PROBLEM DETAILS | Repeat exactly and only the lines from the line containing "Give me the seaborn" through the line containing "0.1, 0.15, 0.2]", both included.

PROVIDED DATA |
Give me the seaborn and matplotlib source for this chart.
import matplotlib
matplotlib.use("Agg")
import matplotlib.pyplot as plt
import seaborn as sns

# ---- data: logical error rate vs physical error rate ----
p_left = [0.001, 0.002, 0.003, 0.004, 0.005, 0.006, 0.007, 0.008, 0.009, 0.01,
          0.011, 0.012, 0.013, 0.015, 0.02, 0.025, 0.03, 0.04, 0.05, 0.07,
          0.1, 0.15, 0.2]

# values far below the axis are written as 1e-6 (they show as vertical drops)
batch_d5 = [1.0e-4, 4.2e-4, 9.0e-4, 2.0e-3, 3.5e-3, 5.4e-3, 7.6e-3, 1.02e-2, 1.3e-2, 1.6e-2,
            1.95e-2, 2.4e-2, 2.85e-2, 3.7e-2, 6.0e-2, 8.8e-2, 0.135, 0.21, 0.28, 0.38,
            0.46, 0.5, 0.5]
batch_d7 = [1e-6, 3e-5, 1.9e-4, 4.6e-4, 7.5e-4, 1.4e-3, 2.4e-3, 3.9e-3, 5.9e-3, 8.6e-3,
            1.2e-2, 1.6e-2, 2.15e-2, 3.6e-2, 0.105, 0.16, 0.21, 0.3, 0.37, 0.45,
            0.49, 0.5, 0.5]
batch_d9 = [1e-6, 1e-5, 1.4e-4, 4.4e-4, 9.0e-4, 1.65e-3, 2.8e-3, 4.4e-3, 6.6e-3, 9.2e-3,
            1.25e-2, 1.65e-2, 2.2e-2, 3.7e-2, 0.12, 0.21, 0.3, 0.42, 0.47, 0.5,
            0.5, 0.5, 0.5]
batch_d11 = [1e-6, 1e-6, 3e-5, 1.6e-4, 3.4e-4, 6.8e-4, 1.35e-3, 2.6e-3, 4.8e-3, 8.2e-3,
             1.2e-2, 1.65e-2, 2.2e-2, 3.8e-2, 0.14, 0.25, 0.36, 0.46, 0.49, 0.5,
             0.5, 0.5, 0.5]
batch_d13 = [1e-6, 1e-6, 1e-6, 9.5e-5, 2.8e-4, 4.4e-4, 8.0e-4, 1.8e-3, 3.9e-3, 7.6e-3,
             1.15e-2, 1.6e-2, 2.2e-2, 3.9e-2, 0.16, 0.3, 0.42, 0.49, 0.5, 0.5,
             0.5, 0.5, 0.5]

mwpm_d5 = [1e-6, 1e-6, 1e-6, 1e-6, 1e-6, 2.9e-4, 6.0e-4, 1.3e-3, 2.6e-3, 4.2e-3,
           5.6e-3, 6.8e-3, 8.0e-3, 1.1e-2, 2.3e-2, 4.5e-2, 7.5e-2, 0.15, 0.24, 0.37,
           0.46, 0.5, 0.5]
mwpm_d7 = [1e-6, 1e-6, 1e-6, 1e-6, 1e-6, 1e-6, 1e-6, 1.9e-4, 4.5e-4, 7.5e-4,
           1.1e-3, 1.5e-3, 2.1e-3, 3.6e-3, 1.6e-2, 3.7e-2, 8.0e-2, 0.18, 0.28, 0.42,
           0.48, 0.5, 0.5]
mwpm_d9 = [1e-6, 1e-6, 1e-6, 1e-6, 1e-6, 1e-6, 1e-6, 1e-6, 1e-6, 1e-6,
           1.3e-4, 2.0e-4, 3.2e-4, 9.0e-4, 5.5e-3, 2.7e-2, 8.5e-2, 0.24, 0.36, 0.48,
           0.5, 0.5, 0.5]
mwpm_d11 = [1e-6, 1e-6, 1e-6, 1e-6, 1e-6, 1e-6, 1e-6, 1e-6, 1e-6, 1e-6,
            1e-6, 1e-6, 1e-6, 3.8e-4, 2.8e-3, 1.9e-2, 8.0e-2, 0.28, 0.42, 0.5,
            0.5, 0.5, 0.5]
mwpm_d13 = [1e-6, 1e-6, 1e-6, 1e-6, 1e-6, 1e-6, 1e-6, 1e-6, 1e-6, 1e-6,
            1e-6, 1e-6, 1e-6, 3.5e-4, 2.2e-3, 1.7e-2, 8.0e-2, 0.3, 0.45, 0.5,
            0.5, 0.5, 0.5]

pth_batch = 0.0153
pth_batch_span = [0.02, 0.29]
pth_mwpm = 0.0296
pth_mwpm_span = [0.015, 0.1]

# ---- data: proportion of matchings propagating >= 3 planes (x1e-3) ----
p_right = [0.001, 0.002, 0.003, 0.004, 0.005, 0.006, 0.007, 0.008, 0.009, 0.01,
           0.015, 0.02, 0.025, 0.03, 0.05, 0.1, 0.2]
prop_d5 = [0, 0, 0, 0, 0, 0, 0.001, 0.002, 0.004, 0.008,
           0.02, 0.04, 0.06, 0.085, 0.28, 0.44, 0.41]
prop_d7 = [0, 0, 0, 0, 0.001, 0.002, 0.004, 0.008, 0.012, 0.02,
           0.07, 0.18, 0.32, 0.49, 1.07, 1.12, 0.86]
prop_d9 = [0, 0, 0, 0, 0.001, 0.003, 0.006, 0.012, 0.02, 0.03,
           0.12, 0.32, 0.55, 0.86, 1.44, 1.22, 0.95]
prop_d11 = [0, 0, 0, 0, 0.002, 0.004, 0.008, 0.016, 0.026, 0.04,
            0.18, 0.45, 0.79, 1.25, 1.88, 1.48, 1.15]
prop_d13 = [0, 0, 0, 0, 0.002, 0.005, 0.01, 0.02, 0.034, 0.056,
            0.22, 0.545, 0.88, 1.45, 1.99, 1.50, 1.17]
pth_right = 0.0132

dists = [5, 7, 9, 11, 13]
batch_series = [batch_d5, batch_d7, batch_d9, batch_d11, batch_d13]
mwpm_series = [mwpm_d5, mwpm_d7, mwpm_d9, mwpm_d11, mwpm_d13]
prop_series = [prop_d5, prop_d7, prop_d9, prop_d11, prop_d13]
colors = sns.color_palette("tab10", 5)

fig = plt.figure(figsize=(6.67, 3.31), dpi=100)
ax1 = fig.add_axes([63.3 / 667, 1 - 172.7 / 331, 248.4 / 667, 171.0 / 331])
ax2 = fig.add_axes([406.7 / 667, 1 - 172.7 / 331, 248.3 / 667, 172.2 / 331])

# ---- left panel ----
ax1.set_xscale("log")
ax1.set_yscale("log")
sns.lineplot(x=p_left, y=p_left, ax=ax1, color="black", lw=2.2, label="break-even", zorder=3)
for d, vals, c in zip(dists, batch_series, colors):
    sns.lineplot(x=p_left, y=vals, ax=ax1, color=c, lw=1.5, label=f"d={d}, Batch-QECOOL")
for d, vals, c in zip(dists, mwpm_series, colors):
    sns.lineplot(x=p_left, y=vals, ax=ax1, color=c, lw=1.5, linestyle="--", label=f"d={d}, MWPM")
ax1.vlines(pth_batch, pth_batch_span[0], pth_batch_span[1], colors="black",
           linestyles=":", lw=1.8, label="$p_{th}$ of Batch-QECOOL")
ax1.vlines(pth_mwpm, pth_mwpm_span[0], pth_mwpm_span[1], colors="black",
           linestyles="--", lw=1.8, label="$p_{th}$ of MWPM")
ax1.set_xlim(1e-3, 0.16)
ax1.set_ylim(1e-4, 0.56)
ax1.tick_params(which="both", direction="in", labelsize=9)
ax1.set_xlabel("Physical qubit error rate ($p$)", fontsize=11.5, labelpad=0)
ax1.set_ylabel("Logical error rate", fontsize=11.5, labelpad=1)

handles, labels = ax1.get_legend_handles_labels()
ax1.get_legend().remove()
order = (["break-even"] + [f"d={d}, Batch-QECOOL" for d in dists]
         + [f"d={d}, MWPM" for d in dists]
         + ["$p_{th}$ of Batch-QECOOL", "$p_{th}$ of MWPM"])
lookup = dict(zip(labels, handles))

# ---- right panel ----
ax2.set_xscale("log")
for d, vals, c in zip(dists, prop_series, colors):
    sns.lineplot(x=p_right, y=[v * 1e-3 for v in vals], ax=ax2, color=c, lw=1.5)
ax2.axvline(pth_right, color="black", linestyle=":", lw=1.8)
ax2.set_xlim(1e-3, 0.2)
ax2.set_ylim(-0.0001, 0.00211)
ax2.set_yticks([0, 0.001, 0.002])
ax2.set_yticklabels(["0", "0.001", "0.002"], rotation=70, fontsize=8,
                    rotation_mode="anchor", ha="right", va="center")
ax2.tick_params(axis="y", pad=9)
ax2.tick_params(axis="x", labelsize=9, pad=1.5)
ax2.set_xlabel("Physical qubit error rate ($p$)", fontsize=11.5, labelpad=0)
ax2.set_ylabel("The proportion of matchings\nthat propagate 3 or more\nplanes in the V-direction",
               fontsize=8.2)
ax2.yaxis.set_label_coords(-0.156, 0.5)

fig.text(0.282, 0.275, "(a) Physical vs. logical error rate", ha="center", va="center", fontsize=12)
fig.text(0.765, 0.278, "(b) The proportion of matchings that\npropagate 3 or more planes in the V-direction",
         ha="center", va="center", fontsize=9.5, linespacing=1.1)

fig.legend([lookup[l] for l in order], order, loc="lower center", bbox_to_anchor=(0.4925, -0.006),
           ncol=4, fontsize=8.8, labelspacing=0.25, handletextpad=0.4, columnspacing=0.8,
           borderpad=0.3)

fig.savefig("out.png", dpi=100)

--

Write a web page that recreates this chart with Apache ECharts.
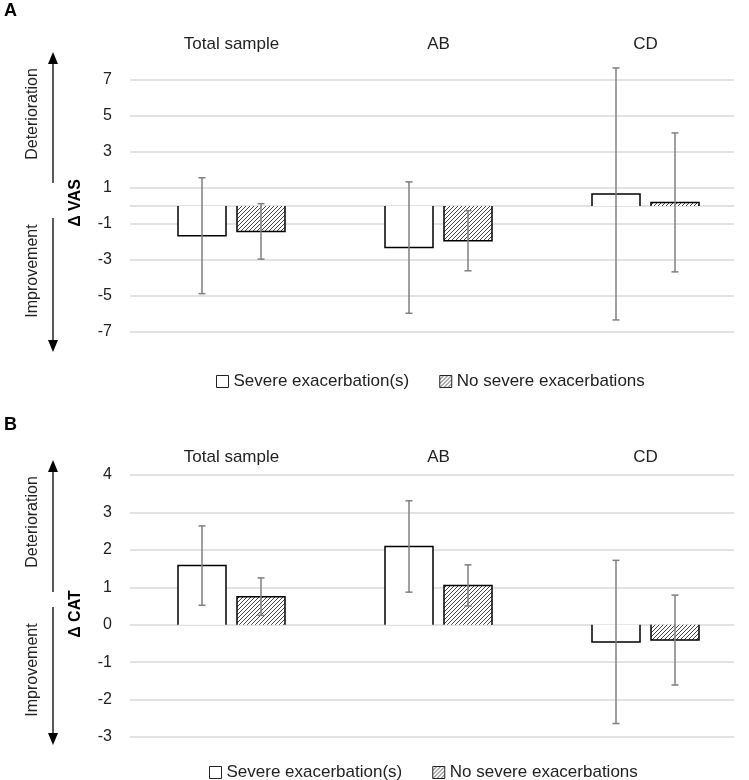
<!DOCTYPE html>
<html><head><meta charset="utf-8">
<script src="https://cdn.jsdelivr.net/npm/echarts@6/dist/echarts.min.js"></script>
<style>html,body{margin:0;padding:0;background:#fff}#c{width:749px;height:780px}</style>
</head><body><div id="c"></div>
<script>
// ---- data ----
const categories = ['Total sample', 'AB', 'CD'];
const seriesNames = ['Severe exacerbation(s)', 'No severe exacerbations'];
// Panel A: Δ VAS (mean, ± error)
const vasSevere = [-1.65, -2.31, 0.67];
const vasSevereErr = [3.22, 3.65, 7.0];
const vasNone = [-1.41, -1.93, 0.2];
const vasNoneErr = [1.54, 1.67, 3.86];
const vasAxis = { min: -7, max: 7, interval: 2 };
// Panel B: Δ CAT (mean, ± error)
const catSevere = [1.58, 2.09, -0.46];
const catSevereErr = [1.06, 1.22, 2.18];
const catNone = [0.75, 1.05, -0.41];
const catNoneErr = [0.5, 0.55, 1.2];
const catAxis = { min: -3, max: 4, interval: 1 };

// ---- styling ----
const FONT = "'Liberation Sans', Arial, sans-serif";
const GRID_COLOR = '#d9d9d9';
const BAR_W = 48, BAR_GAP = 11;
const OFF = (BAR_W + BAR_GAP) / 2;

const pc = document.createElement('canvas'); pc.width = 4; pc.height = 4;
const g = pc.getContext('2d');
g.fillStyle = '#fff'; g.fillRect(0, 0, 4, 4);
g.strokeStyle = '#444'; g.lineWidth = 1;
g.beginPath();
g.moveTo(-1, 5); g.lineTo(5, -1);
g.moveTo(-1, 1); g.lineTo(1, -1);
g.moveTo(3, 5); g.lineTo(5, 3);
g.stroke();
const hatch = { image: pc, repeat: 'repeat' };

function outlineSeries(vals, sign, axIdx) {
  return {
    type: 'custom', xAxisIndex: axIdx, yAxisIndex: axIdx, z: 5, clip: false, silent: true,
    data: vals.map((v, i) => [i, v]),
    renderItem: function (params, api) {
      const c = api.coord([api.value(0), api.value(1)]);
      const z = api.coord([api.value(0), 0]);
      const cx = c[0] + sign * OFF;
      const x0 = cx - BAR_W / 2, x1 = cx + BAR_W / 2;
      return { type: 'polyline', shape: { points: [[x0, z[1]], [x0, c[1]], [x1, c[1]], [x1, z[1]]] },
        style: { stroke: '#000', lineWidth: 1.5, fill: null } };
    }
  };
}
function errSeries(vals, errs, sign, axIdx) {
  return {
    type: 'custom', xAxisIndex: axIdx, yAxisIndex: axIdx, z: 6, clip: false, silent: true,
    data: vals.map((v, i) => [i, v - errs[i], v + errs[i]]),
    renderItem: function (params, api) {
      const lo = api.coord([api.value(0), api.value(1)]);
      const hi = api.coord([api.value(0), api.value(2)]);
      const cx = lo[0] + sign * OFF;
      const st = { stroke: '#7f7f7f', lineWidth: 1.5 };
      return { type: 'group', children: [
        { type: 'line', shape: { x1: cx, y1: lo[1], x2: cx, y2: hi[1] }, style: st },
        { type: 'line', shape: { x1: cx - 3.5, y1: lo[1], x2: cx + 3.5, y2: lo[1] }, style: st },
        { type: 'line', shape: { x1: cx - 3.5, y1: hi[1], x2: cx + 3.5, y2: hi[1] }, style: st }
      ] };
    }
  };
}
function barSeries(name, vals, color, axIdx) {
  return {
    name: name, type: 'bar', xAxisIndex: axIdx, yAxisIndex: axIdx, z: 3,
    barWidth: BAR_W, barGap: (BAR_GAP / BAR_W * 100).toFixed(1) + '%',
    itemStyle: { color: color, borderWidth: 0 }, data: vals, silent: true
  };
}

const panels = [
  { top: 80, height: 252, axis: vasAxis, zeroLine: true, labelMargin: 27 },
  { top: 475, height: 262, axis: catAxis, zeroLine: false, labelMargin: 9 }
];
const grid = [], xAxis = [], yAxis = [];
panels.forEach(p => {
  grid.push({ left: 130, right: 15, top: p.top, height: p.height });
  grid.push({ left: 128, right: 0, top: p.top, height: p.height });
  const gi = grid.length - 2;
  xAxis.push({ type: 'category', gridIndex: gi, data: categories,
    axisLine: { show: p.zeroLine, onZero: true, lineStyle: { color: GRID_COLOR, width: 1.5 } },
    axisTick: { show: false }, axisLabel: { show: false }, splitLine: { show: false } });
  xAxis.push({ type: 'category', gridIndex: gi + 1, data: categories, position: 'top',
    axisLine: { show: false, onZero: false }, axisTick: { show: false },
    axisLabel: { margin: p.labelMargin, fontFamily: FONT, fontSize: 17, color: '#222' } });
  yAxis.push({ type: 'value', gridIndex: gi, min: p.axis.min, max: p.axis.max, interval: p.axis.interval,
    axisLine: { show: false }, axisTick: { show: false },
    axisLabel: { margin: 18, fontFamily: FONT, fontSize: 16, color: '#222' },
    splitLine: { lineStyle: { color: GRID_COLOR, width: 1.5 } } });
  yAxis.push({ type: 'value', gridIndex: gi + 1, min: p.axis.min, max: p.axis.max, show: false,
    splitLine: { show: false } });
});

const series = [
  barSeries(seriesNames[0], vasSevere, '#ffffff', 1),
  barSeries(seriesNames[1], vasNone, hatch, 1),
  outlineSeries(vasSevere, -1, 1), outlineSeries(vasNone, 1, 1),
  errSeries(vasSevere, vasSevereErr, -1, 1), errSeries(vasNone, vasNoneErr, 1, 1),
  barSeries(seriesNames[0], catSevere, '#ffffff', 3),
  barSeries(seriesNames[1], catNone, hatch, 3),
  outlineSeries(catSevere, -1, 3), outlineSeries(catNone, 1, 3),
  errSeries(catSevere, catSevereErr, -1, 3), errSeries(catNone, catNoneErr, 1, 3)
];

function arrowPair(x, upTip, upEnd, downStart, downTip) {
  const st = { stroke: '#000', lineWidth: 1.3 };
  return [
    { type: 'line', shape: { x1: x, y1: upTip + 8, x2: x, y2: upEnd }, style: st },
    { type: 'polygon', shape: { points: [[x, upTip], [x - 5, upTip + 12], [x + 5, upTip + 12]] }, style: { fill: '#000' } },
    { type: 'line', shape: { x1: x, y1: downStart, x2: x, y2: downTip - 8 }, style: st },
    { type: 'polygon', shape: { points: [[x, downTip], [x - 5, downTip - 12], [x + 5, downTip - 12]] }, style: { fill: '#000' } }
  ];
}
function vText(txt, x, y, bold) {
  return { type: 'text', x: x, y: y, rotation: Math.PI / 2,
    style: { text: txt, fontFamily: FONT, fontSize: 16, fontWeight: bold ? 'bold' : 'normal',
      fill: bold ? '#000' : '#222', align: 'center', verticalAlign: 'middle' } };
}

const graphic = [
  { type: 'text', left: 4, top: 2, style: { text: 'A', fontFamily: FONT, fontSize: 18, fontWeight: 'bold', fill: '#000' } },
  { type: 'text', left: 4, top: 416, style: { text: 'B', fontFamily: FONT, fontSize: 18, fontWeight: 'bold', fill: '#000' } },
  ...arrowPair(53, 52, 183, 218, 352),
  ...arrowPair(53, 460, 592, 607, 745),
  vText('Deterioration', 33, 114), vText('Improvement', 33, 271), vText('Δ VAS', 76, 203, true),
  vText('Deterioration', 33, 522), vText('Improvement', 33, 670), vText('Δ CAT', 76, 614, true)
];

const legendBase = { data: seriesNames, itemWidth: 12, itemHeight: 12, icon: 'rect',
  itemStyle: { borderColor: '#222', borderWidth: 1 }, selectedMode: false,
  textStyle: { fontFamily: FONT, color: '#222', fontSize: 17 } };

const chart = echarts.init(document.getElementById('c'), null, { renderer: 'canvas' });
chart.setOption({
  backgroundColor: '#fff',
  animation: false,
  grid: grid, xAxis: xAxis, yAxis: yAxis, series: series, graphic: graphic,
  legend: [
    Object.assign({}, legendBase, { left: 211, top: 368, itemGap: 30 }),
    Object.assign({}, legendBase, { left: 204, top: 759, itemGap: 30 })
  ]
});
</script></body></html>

--

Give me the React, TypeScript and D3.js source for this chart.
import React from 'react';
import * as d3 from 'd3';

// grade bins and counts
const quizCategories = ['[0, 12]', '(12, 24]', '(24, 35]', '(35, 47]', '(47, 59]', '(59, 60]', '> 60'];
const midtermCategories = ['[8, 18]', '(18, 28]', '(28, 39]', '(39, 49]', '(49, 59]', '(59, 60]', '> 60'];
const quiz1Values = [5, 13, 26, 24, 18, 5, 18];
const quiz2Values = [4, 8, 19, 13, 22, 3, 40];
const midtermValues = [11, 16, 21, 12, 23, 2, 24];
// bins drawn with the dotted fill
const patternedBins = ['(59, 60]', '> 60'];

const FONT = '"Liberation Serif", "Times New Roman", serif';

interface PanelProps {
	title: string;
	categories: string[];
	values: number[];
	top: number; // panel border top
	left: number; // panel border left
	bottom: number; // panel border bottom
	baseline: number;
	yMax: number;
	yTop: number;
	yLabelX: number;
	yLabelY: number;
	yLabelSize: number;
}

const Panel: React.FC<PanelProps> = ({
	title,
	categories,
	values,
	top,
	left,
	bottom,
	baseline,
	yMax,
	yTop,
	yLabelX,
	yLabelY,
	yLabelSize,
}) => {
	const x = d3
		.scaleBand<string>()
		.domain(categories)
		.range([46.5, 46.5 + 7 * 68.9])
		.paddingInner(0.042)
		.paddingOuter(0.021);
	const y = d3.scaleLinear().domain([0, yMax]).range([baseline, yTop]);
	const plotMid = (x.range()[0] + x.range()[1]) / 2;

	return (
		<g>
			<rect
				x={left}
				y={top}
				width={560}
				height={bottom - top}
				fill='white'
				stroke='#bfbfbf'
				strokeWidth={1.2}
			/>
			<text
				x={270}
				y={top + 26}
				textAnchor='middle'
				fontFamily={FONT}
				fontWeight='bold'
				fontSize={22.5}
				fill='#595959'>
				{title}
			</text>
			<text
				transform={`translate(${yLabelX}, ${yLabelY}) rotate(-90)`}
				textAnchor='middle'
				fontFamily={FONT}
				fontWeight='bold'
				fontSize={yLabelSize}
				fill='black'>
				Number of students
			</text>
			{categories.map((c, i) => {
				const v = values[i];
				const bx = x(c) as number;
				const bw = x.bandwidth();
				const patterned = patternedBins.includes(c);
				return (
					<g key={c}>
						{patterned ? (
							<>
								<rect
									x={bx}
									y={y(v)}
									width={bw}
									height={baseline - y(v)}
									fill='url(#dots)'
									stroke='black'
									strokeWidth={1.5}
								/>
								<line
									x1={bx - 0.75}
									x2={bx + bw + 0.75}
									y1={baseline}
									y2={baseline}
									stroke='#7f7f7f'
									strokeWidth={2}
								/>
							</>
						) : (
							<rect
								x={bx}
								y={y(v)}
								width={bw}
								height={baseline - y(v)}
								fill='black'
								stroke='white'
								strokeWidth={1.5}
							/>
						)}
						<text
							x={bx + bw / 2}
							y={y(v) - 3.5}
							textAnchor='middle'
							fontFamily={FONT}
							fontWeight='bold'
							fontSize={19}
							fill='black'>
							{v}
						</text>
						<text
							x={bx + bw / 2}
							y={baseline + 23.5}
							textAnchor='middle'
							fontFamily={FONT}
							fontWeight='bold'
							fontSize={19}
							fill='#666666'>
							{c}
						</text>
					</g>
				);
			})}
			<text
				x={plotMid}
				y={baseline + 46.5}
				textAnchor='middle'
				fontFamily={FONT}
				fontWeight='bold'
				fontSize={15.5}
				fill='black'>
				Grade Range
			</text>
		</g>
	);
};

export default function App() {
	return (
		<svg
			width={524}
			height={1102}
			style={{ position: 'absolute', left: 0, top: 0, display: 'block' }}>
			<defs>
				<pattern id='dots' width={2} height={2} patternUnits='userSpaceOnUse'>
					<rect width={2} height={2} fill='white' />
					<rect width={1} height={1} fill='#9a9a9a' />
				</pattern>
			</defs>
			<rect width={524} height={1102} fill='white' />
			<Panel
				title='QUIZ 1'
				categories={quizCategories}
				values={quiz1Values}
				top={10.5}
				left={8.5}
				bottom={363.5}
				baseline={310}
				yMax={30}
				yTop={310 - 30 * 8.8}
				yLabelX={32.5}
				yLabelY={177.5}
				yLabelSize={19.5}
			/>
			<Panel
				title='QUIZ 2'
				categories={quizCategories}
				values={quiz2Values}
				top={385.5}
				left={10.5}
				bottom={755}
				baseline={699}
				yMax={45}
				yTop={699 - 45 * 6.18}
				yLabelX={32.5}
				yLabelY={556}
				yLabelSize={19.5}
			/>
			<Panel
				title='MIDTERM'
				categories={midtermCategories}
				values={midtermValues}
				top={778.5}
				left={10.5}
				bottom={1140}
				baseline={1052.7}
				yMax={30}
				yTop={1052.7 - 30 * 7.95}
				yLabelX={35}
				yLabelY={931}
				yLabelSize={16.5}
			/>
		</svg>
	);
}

FINISHED ANSWER |
Give me the seaborn and matplotlib source for this chart.
import matplotlib
matplotlib.use("Agg")
import matplotlib.pyplot as plt
import seaborn as sns

# ---- data: logical error rate vs physical error rate ----
p_left = [0.001, 0.002, 0.003, 0.004, 0.005, 0.006, 0.007, 0.008, 0.009, 0.01,
          0.011, 0.012, 0.013, 0.015, 0.02, 0.025, 0.03, 0.04, 0.05, 0.07,
          0.1, 0.15, 0.2]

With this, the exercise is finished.